The FLSA was passed to clamp down on employers who cheated workers of their fair wages. As a result, employee status is broadly interpreted so that as many workers as possible come within the protections of the law.

If nearly all of your income comes from one company, a court would probably rule that you are an employee of that company for purposes of the FLSA, regardless of whether other details of your worklife would appear to make you an independent contractor.

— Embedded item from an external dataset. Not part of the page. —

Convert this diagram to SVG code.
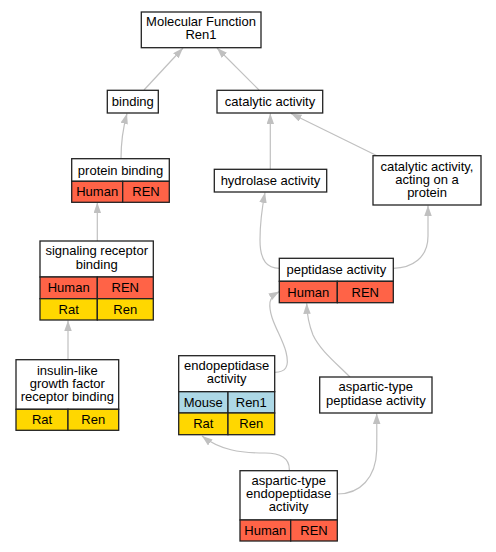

In recent cases determining close questions of employment status, a growing number of courts are finding workers to be employees rather than independent contractors. Key realities cited by the courts: the relationship appeared to be permanent, the workers lacked bargaining power with regard to the terms of their employment (Martin v. Albrecht, 802 F. Supp. 1311 (1992)) and the individual workers were economically dependent upon the business to which they gave service (Martin v. Selker Bros., Inc., 949 F. 2d 1286 (1991)).

But workers' skill and pay levels can push courts to the opposite conclusion. Some courts are more likely to class workers with higher skills and higher pay as independent contractors rather than employees. In two recent cases hailing from Texas, for example, two groups of workers--pipe welders and topless dancers--who were classified as independent contractors claimed they were really employees under the labor laws and so should be entitled to overtime pay. The courts, apparently reasoning that welding pipes takes more skill than dancing topless, held that the welders were independent contractors, but the dancers were employees. (Carrell v. Sunland Constr., Inc., 998 F.2d 330 (5th Cir. 1993); Reich v. Circle C. Investments, Inc., 998 F.2d 324 (5th Cir. 1993).)


More Information About Wages, Hours and Time Off

- You can check into your employer's wage and payment policies by calling the local U.S. Labor Department, Wage and Hour Division office, listed in the federal government section of your telephone directory.

- Most of the exemptions to FLSA coverage are listed in federal statute, 29 U.S.C. ß213. The most direct way to become familiar with these exemptions is to read about them in an annotated edition of the U.S. Code, which is what your local law library (or even a large public library) is most likely to have.